(Written instruction)
Write out the data again exactly, skipping every picture.

(Input rows)
■ ■ ■ ■

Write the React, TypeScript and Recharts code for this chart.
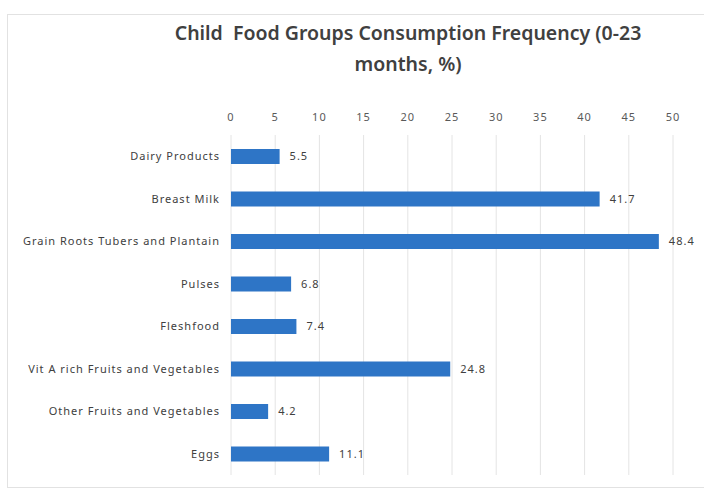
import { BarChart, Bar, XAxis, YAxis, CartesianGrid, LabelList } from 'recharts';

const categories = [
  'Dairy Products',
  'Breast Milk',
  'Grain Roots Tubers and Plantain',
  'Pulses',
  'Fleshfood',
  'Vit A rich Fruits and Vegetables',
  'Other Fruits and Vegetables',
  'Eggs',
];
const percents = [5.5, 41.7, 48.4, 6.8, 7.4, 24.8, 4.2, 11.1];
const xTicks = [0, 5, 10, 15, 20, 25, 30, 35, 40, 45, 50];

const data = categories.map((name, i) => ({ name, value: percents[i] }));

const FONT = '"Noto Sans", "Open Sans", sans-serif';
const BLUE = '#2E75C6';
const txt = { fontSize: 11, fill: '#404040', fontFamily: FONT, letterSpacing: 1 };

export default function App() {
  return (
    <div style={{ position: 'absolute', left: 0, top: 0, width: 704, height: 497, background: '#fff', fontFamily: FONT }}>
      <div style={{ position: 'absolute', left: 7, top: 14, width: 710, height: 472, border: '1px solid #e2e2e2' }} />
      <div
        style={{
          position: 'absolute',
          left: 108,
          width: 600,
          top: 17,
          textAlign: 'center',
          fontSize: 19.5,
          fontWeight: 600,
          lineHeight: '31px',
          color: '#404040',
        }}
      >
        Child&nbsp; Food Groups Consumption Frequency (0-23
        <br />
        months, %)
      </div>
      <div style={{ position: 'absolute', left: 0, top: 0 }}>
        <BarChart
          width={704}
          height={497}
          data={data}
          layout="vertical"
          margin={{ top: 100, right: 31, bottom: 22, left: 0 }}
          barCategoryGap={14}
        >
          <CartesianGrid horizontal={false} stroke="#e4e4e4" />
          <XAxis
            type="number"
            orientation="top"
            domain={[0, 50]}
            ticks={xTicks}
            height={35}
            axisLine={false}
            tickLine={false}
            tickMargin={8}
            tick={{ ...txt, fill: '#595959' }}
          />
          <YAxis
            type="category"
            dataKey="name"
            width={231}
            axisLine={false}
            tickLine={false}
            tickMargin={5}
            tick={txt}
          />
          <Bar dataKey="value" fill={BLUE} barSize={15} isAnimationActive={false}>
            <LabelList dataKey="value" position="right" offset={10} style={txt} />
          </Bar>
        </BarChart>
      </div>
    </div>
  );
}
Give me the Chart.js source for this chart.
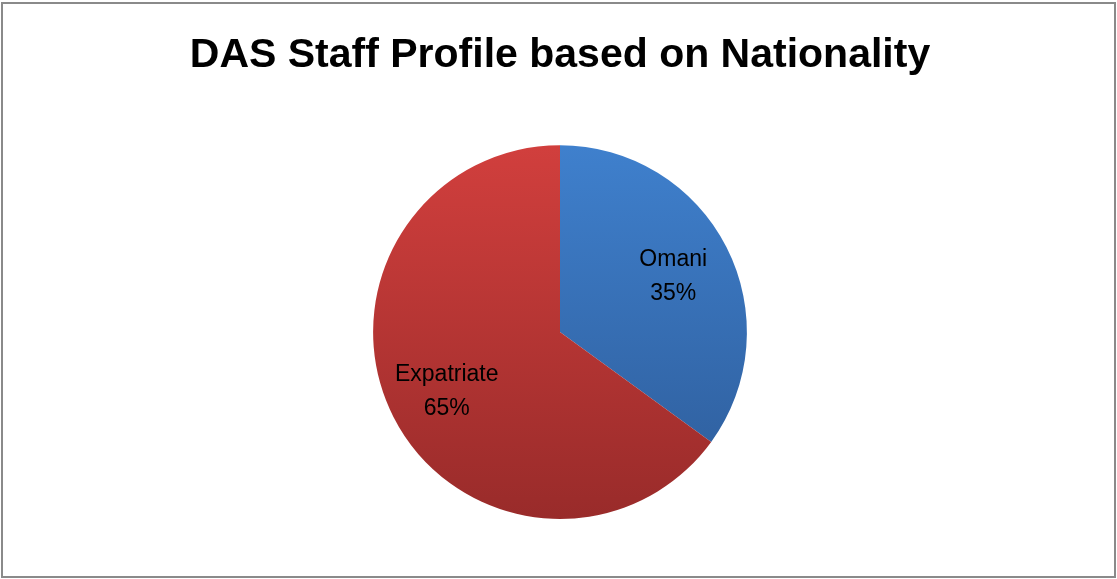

■ ■ ■ ■

(Result below)
Write the React, TypeScript and Recharts code for this chart.
import { BarChart, Bar, XAxis, YAxis, CartesianGrid, LabelList } from 'recharts';

const categories = [
  'Dairy Products',
  'Breast Milk',
  'Grain Roots Tubers and Plantain',
  'Pulses',
  'Fleshfood',
  'Vit A rich Fruits and Vegetables',
  'Other Fruits and Vegetables',
  'Eggs',
];
const percents = [5.5, 41.7, 48.4, 6.8, 7.4, 24.8, 4.2, 11.1];
const xTicks = [0, 5, 10, 15, 20, 25, 30, 35, 40, 45, 50];

const data = categories.map((name, i) => ({ name, value: percents[i] }));

const FONT = '"Noto Sans", "Open Sans", sans-serif';
const BLUE = '#2E75C6';
const txt = { fontSize: 11, fill: '#404040', fontFamily: FONT, letterSpacing: 1 };

export default function App() {
  return (
    <div style={{ position: 'absolute', left: 0, top: 0, width: 704, height: 497, background: '#fff', fontFamily: FONT }}>
      <div style={{ position: 'absolute', left: 7, top: 14, width: 710, height: 472, border: '1px solid #e2e2e2' }} />
      <div
        style={{
          position: 'absolute',
          left: 108,
          width: 600,
          top: 17,
          textAlign: 'center',
          fontSize: 19.5,
          fontWeight: 600,
          lineHeight: '31px',
          color: '#404040',
        }}
      >
        Child&nbsp; Food Groups Consumption Frequency (0-23
        <br />
        months, %)
      </div>
      <div style={{ position: 'absolute', left: 0, top: 0 }}>
        <BarChart
          width={704}
          height={497}
          data={data}
          layout="vertical"
          margin={{ top: 100, right: 31, bottom: 22, left: 0 }}
          barCategoryGap={14}
        >
          <CartesianGrid horizontal={false} stroke="#e4e4e4" />
          <XAxis
            type="number"
            orientation="top"
            domain={[0, 50]}
            ticks={xTicks}
            height={35}
            axisLine={false}
            tickLine={false}
            tickMargin={8}
            tick={{ ...txt, fill: '#595959' }}
          />
          <YAxis
            type="category"
            dataKey="name"
            width={231}
            axisLine={false}
            tickLine={false}
            tickMargin={5}
            tick={txt}
          />
          <Bar dataKey="value" fill={BLUE} barSize={15} isAnimationActive={false}>
            <LabelList dataKey="value" position="right" offset={10} style={txt} />
          </Bar>
        </BarChart>
      </div>
    </div>
  );
}
Give me the Chart.js source for this chart.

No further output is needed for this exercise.